I am glad that Prime Minister Turnbull has, on energy at least, finally seen the light and begun to understand the strong link between Australian standards of living, business innovation, economic prosperity, job growth and energy cost security. Eventually, if he continues on this course, the PM will realise that our stupid RET system has artificially increased Australia's energy costs by $3 billion a year and wrecked our nation's energy security while destroying business innovation, economic prosperity, job growth and living standards, with no benefit to the environment. No-one in their right mind could ever say that forcing our businesses, families and pensioners to artificially pay more for their power in comparison with our international competitors will ever stop global climate change.
As I mentioned before, this bill makes amendments to the regulation of offshore petroleum. Some of the gas and oil is under the control of the states and some is under the control of the federal government. It is very easy to get confused who owns what, and the Parliamentary Library has cleared that confusion up through a report they gave me.
In closing, I note that item 3 proposes to insert subsection 688C(1)(a) to provide a clear power for the government to make regulations to provide for remittals or refunds to big business of part of the environmental plan levy. Given that the government has already given sweetheart deals to the larger energy companies that will benefit generously from extracting oil and gas from Australia's many well-endowed gas and oil basins, I have grave reservations in supporting legislation which makes it easier for the government to give more money back to the multinationals.

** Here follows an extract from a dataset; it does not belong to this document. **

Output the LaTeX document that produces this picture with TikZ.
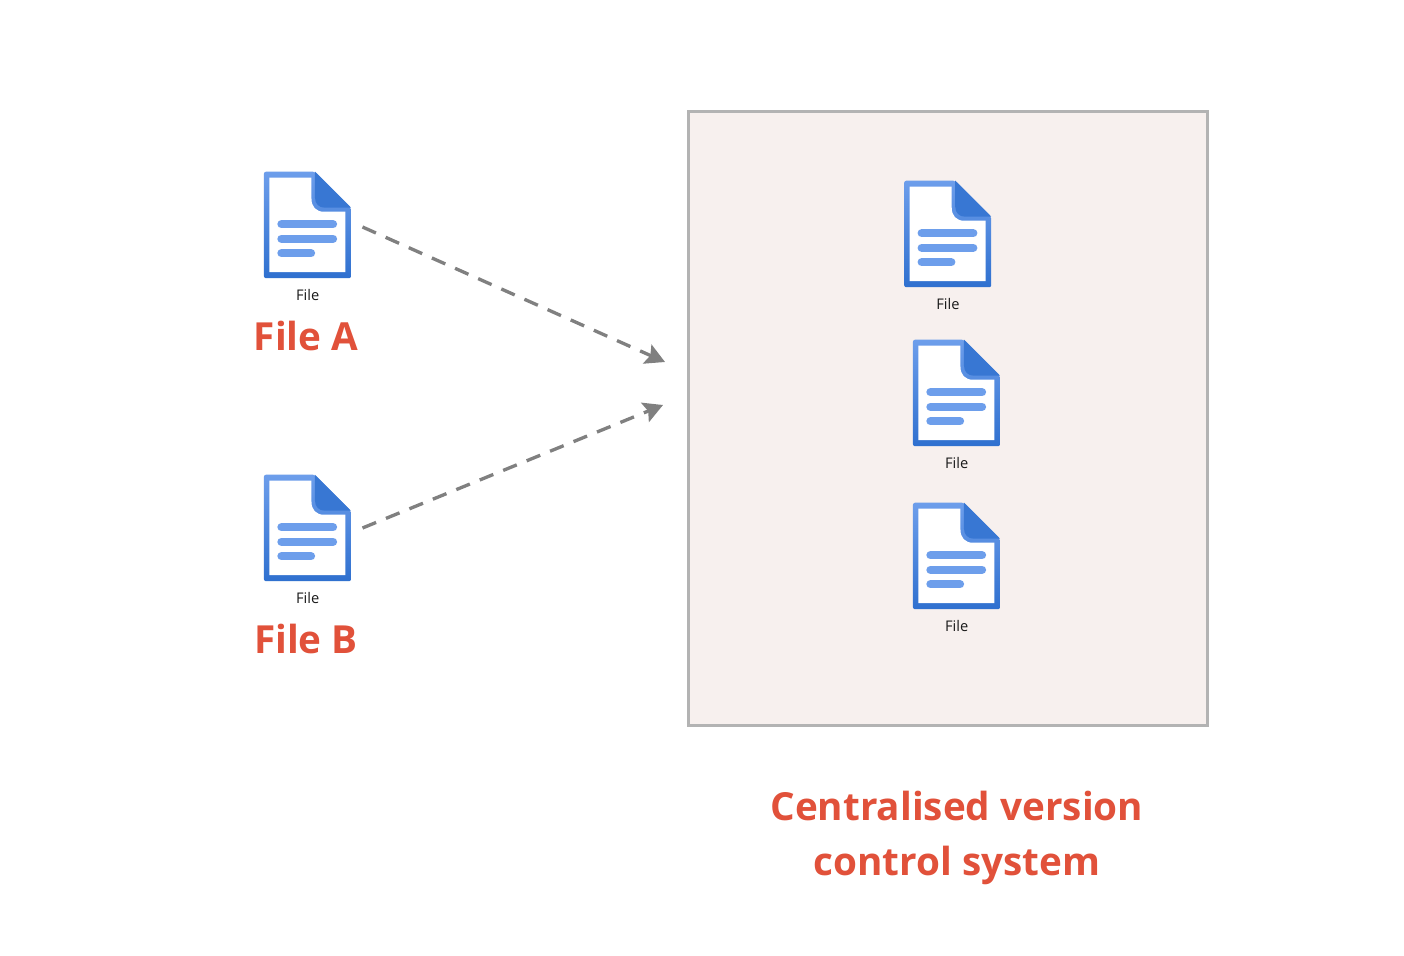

Indeed, I will not be agreeing to the government's legislation, which makes it easier for the government to give even more money back to the multinationals while they justify cuts to aged pensioners and family benefits and payments as so-called budget repair. It is rubbish. Those pensioners and families are also owners. We are all owners of Australia's natural resources, which this government has failed to manage wisely. As a result, it is aged pensioners and working families who are supposed to miss out on entitlements—well, not on my watch. I oppose this legislation for the reasons I have outlined, and I look forward to speaking with the government. Do you have a response?